Father Schmidt says most of his essays relate directly to nature, thanks in part to his childhood growing up with the influence of nature-loving parents, teachers and Dominican Sisters. “I grew up on a farm outside of Carrollton with a sister and five brothers — I was second to the bottom,” he says. “My sister, who is two years older than me is Sister Henrianne, a Dominican who lives in Aurora.
“We went to a country school where we learned about God in nature — in flowers and in birds and other animals. When I was serving in other parishes, I always used to come home and walk in the woods.”
Father Schmidt says his messages are fairly simple. For example, just as frogs jump into a pond alive with activity, so should parishioners jump into parish activities.
The name of Father Schmidt’s book, which refers to sandals, relates to the priest’s attire. “I’ve been wearing sandals for 30 or more years now,” he says. “I wear them all year long. I like to wear the least amount of shoe as possible.”
Although the book only covers the first five years of his essays, Father Schmidt isn’t sure whether he’ll have more books published. He admits that his parishioners and other friends have been enthusiastic about seeing the first book in print.

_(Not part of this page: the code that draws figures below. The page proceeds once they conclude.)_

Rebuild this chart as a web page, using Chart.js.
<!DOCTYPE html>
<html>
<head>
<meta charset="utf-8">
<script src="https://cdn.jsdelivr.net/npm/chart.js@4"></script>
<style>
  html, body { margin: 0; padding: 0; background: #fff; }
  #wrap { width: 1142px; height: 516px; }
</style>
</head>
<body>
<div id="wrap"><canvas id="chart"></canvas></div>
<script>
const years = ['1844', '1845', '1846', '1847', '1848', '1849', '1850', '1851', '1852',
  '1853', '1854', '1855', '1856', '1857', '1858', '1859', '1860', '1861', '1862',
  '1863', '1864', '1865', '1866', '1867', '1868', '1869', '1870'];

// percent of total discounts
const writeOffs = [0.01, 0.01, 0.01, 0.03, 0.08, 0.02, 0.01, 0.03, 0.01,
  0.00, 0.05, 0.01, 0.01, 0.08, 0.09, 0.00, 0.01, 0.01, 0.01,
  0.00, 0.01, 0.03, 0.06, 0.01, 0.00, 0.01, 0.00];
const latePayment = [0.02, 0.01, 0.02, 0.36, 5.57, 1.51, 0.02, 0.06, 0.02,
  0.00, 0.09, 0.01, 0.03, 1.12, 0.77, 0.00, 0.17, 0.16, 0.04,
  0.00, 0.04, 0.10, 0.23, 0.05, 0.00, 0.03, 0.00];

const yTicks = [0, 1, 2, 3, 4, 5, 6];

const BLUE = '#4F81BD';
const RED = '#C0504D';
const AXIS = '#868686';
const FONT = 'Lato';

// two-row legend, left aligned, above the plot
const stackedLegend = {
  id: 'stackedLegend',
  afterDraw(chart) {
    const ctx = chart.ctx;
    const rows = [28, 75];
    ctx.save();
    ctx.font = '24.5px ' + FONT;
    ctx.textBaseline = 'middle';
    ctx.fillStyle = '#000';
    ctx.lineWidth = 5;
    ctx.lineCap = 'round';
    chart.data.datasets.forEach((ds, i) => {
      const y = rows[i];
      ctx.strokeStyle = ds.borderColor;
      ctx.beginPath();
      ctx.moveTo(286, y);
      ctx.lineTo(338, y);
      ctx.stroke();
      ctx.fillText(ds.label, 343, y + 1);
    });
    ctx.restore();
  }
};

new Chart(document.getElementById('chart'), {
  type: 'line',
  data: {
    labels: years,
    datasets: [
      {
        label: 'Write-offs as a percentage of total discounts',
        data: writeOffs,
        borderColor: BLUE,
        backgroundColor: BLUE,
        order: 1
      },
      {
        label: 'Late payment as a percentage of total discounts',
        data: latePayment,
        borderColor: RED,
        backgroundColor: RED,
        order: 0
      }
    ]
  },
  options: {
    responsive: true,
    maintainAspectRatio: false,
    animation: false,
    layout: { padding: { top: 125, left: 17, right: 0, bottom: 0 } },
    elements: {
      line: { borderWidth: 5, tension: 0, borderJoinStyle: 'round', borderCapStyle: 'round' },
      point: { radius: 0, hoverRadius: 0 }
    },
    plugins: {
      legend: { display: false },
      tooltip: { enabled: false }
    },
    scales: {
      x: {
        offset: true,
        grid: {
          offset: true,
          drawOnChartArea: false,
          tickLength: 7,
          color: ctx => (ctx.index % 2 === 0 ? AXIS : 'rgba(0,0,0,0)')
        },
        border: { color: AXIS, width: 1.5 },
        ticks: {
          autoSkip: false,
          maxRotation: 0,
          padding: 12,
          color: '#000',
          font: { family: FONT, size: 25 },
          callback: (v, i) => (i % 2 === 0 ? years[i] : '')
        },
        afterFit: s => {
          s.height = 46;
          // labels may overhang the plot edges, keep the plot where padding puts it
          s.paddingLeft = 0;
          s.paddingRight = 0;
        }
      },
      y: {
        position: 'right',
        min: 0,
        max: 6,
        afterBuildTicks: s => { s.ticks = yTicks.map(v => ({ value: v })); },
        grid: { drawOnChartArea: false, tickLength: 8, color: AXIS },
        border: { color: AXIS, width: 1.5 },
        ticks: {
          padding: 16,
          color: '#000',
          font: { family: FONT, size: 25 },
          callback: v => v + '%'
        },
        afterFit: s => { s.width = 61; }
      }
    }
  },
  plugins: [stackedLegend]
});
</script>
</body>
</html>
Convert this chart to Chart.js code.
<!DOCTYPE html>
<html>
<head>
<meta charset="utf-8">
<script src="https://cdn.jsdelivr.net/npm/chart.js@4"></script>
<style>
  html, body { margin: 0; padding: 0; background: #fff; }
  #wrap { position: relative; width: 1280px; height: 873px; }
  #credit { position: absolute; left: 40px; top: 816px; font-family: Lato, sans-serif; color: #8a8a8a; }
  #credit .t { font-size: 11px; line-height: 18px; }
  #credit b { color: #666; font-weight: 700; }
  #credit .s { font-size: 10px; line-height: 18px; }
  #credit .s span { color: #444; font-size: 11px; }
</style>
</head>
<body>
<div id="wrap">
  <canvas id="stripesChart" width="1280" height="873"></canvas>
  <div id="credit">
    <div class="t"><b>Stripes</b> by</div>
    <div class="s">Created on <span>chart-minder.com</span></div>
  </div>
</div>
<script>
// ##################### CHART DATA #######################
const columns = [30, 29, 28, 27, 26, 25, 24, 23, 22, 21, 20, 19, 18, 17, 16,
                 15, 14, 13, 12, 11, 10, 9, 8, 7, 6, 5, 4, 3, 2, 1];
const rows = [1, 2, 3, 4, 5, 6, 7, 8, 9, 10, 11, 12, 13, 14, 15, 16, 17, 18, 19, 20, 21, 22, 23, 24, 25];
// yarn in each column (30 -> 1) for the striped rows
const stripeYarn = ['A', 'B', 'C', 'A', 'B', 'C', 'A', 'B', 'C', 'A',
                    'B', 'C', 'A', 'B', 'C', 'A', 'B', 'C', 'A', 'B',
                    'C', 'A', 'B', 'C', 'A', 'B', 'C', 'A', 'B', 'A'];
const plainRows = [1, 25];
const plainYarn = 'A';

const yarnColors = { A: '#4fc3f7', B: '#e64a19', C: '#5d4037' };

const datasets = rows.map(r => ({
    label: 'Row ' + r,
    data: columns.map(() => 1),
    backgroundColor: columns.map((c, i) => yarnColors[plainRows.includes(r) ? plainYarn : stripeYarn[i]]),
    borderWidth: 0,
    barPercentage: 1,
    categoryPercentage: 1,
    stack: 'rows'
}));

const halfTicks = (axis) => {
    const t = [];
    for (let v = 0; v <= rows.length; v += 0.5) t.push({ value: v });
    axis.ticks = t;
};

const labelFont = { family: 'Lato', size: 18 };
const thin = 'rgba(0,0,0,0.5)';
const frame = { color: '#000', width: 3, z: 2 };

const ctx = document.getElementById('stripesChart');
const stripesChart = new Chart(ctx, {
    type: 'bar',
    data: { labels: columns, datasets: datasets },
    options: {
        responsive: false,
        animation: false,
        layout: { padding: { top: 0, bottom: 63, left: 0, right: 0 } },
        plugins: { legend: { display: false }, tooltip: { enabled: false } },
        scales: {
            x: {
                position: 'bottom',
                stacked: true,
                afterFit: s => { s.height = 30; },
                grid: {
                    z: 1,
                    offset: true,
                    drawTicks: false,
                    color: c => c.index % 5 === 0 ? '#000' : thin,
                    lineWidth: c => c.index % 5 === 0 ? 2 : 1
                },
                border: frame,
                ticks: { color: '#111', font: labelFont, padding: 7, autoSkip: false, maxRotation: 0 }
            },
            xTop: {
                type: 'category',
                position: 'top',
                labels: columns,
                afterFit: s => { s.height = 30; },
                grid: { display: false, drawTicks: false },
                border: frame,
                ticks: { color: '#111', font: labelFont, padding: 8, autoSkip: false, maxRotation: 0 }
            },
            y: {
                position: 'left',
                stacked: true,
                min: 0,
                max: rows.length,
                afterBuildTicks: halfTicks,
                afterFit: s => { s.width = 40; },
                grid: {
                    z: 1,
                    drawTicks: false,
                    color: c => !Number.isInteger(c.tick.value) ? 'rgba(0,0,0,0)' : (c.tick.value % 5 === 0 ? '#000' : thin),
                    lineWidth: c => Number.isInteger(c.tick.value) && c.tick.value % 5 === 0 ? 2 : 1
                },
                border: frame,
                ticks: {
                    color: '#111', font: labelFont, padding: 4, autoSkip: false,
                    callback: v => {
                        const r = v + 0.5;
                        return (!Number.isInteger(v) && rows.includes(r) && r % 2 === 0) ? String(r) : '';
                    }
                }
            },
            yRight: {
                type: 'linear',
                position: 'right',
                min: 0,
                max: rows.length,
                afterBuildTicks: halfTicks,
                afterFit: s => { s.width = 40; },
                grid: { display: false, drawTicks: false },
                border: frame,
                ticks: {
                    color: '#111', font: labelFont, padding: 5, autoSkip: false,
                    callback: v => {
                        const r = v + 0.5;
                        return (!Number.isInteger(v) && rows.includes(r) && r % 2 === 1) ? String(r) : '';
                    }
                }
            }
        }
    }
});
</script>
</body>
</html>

“Some people kept saying I should try to have the essays published, so I finally thought ‘Why not send them to Xlibris and see what they have to say?’ and that’s how this came about.
“You know, I was privileged to grow up on a farm where our parents (Henry and Ann) instilled in us the presence of God in our daily lives, as well as in the majesty of God’s nature,” he says. “I hope my perceptions of God in nature will help the reader to encounter God in the ordinary experiences of life.”